(Bloomberg) -- Danish charm-bracelet maker Pandora A/S is suffering a surprise slowdown in China, a key growth market, adding to its woes as U.S. sales decline and short-sellers target the stock. The shares fell as much as 14 percent.
Sales growth in China weakened to 16 percent in yuan terms, decelerating from the 62 percent pace of the fourth quarter, the Copenhagen-based company said Tuesday. Pandora also reported a 15 percent decline in profit, which was worse than analysts expected.
“The report is mainly food for Pandora skeptics,” wrote Per Hansen, an investment economist at Nordnet AB.
Pandora bracelet-compatible charms have proliferated across sites such as Amazon.com, Etsy and Walmart, which offers $4.25 Jesus-fish beads and $4.95 poodles. That’s undercutting Pandora’s $55 Mother’s Day hearts and $100 Minnie Mouse charms and giving fuel for short sellers who are betting against the shares. The stock lost more than a quarter of its value last year.
The company is boosting advertising in China and is trying to limit gray-market sales of Pandora products, which have shown “quite a pickup” in the past few months, according to Chief Executive Officer Anders Colding Friis. He said unauthorized sellers are importing Pandora products from markets where they’re cheaper, such as Australia, and then selling them in China.
“We can address the issue, but not remove it completely,” he said in a phone interview. “We have a whole team working on shutting down fake websites, but when we shut down one thing, another one emerges. It’s something we use a lot of energy on.”
The company’s same-store sales fell about 5 percent, excluding e-commerce, executives said on a conference call.
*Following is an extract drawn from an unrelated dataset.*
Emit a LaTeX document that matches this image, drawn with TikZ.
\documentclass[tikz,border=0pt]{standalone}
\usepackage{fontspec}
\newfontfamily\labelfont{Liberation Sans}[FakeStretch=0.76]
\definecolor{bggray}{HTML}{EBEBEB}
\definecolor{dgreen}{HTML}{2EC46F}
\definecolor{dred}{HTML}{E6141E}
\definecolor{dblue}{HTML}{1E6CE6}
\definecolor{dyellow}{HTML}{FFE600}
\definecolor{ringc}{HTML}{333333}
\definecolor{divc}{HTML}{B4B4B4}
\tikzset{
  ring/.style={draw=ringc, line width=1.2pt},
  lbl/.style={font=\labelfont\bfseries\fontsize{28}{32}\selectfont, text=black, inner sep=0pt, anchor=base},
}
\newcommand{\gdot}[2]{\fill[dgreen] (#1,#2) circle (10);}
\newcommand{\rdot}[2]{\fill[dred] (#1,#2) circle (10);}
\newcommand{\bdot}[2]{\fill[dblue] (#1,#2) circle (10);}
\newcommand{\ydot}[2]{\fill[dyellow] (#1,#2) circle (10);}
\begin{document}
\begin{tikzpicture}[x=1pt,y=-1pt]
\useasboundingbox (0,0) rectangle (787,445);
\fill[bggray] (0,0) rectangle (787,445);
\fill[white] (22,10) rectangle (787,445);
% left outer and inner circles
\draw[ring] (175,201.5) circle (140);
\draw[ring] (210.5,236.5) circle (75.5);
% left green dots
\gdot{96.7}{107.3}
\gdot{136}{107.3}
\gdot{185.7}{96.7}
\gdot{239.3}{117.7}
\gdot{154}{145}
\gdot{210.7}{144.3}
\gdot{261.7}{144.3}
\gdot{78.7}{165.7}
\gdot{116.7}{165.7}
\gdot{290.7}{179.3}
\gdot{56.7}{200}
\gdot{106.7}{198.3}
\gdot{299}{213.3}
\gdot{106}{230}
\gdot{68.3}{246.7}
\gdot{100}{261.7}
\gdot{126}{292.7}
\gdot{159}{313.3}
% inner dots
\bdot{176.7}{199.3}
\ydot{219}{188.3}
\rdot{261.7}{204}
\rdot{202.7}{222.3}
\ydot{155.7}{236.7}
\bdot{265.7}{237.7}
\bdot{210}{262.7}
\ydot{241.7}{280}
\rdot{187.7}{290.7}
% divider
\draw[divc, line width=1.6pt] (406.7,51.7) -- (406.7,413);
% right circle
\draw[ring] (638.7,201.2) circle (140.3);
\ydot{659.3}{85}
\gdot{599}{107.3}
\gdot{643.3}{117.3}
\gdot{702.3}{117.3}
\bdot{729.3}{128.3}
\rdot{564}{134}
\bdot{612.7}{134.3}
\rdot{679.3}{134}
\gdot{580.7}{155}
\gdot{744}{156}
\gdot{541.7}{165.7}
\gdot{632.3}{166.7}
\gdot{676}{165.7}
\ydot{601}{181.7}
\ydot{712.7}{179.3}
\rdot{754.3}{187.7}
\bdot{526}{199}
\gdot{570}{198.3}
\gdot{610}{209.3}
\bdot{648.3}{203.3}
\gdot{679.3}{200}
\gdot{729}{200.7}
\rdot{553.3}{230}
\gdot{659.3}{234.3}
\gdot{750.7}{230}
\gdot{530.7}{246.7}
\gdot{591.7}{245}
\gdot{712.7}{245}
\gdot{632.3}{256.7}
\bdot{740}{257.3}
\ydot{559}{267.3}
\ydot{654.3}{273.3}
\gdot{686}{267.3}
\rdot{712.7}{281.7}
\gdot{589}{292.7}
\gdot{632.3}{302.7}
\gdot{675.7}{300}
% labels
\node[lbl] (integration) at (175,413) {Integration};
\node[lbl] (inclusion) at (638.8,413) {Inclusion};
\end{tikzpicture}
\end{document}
Pandora’s U.S. dollar-denominated sales slumped 8 percent. To revive growth in that market, the company plans to introduce a record 650 new products this year. So far it has added 170.
The company warned earlier this year that the cost of new product launches would eat into first-quarter earnings. More than a tenth of Pandora’s shares are shorted, according to Markit Securities. The stock could lose a quarter of its value due to saturated markets, Victoria Hart, a portfolio manager at Pinnacle View, told a short-seller conference in New York earlier this month.
The company plans to increase its store count by 200 this year. Morgan Stanley analyst Henry Yu wrote there’s a risk the new openings and online sales will cannibalize revenue from franchise partners.
Pandora kept its forecast for 2018, predicting sales growth in local currencies of 7 percent to 10 percent and an Ebitda margin of about 35 percent. The second half will be stronger than the first, the company repeated, adding that the second-quarter Ebitda margin will be close to the level of the first quarter.